The series was an instant critical hit, but would suffer from slow sales its entire life. Originally Lee provided covers and occasional panels, with Camuncoli providing the rest of the art. However, Lee's contributions became less and less frequent as the book went on, until he finally left to join Frank Miller on All Star Batman and Robin the Boy Wonder. Camuncoli would stay on longer, but also eventually left to draw Batman and the Captain Atom: Armageddon mini-series detailing the Worldstorm storyline.

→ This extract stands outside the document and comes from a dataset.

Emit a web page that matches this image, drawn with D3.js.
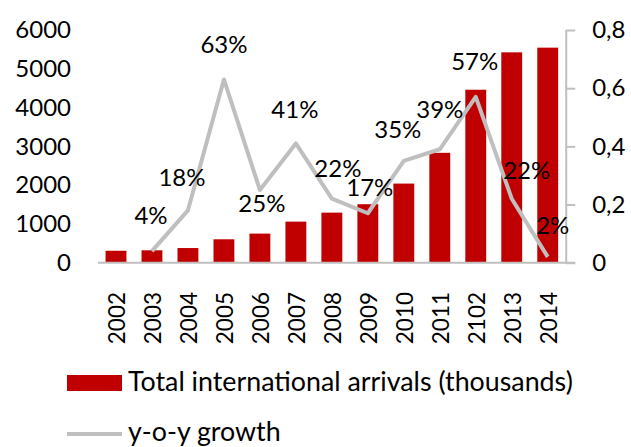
<!DOCTYPE html>
<html>
<head>
<meta charset="utf-8">
<script src="https://cdn.jsdelivr.net/npm/d3@7"></script>
<style>
  html, body { margin: 0; padding: 0; background: #fff; }
  svg { display: block; font-family: Lato, "Open Sans", sans-serif; }
</style>
</head>
<body>
<svg id="chart" width="631" height="447"></svg>
<script>
// Years on the category axis (labels as printed)
const years = ["2002","2003","2004","2005","2006","2007","2008","2009","2010","2011","2102","2013","2014"];
// Total international arrivals, thousands
const arrivals = [308, 320, 378, 604, 750, 1059, 1291, 1508, 2040, 2833, 4460, 5424, 5545];
// Year-on-year growth (no value for the first year)
const growth = [null, 0.04, 0.18, 0.63, 0.25, 0.41, 0.22, 0.17, 0.35, 0.39, 0.57, 0.22, 0.02];
// Tick values for both value axes
const leftTicks = [0, 1000, 2000, 3000, 4000, 5000, 6000];
const rightTicks = [0, 0.2, 0.4, 0.6, 0.8];
// Hand-placed label nudges for the growth labels (dx, dy from the point)
const labelNudge = [null, [-1,-35], [-6,-33], [0,-35], [2,14], [-1,-34], [6,-30], [2,-26], [-6,-31], [0,-40], [-1,-35], [15,-28], [5,-31]];

const svg = d3.select("#chart");
const plotL = 98, plotR = 565.7, plotT = 30, plotB = 262.7;

const x = d3.scaleBand().domain(years).range([plotL, plotR]).paddingInner(0.42).paddingOuter(0.21);
const yL = d3.scaleLinear().domain([0, 6000]).range([plotB, plotT]);
const yR = d3.scaleLinear().domain([0, 0.8]).range([plotB, plotT]);

const red = "#c00000", grey = "#bfbfbf";

// Bars
svg.append("g").selectAll("rect").data(arrivals).join("rect")
  .attr("x", (d, i) => x(years[i]))
  .attr("width", x.bandwidth())
  .attr("y", d => yL(d))
  .attr("height", d => yL(0) - yL(d))
  .attr("fill", red);

// Category axis baseline
svg.append("line")
  .attr("x1", plotL).attr("x2", plotR + 9.5)
  .attr("y1", plotB).attr("y2", plotB)
  .attr("stroke", grey).attr("stroke-width", 2);

// Left value axis (labels only)
const leftAxis = d3.axisLeft(yL).tickValues(leftTicks).tickSize(0).tickPadding(0).tickFormat(d3.format("d"));
const gL = svg.append("g").attr("transform", "translate(71,0)").call(leftAxis);
gL.select(".domain").remove();
gL.selectAll("text").attr("font-size", 24).attr("fill", "#000").attr("font-family", "Lato, sans-serif");

// Right value axis with line and outward ticks
const commaFmt = d => d === 0 ? "0" : d.toFixed(1).replace(".", ",");
const rightAxis = d3.axisRight(yR).tickValues(rightTicks).tickSize(9.5).tickPadding(17).tickSizeOuter(0).tickFormat(commaFmt);
const gR = svg.append("g").attr("transform", `translate(${plotR},0)`).call(rightAxis);
gR.select(".domain").attr("stroke", grey).attr("stroke-width", 2);
gR.selectAll(".tick line").attr("stroke", grey).attr("stroke-width", 2);
gR.selectAll("text").attr("font-size", 24).attr("fill", "#000").attr("font-family", "Lato, sans-serif");

// Rotated year labels
svg.append("g").selectAll("text").data(years).join("text")
  .attr("transform", d => `translate(${x(d) + x.bandwidth() / 2 + 1},292) rotate(-90)`)
  .attr("text-anchor", "end")
  .attr("dy", "0.35em")
  .attr("font-size", 22.5)
  .text(d => d);

// Growth line
const pts = growth.map((g, i) => ({ g, i })).filter(p => p.g !== null);
const line = d3.line()
  .x(p => x(years[p.i]) + x.bandwidth() / 2)
  .y(p => yR(p.g));
svg.append("path").datum(pts)
  .attr("d", line)
  .attr("fill", "none")
  .attr("stroke", grey)
  .attr("stroke-width", 4)
  .attr("stroke-linejoin", "round");

// Growth labels
svg.append("g").selectAll("text").data(pts).join("text")
  .attr("x", p => x(years[p.i]) + x.bandwidth() / 2 + labelNudge[p.i][0])
  .attr("y", p => yR(p.g) + labelNudge[p.i][1])
  .attr("text-anchor", "middle")
  .attr("dy", "0.35em")
  .attr("font-size", 24)
  .text(p => d3.format(".0%")(p.g));

// Legend
const lg = svg.append("g");
lg.append("rect").attr("x", 67).attr("y", 375).attr("width", 55).attr("height", 16).attr("fill", red);
lg.append("text").attr("x", 128).attr("y", 390.5).attr("font-size", 26.8).text("Total international arrivals (thousands)");
lg.append("line").attr("x1", 67).attr("x2", 122).attr("y1", 434).attr("y2", 434).attr("stroke", grey).attr("stroke-width", 4);
lg.append("text").attr("x", 128).attr("y", 441).attr("font-size", 26.8).text("y-o-y growth");
</script>
</body>
</html>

Destra, Punchy and Duke later appeared in The Authority.

==Cast==

The main cast are six superpowered teens who share a homeroom at The Seminary.

- Punchy
  A teenager with an affinity for "Super Espionage Boom" comics who uses a Punching Nun puppet of mysterious origin. The puppet allows him to generate a giant red fist capable of knocking down trees or punching through steel doors. He secretly holds feelings for Destra, but she acts indifferent.
- Destra
  A fashionista who gained explosive fingernail clippings and invulnerability due to a romantic liaison with her alien boyfriend. Her father is one of The Seminary's biggest contributors. Throughout the series, she explores her suspicion that the food served at The Seminary is chemically treated to control student behavior.
- Duke
  A super-strong and invulnerable All-American boy. The staff at The Seminary believes in his potential as a superhero, but Duke is reluctant. His father is an overbearing redneck who enjoys shooting propane tanks, and encourages his son to not "take any crap!".
- Empty Vee
  (a pun on MTV) Extremely shy and quiet, Vee was exposed to a meteorite that crashed in her backyard. She was rendered permanently invisible, but able to become visible at will. She has a crush on Punchy for the first three issues, but he rejects her advances.
- Kefong
  Kefong is a late student whose powers allow him to create "temporal bubbles," which can protect him from mental subversion or cause others to vomit. His character is modeled after Dean Martin and Bruce Lee. He is also an accomplished breakdancer.
- Sykes
  Sykes is the result of brain experiments by his parents. He wears technology that creates a "null field" around his head; if this is turned off, the immediate area is enveloped in a psychedelic madness. He appears catatonic, never speaking and rarely acknowledging the world around him. It was revealed in issue #6 that his uncle sexually assaulted him.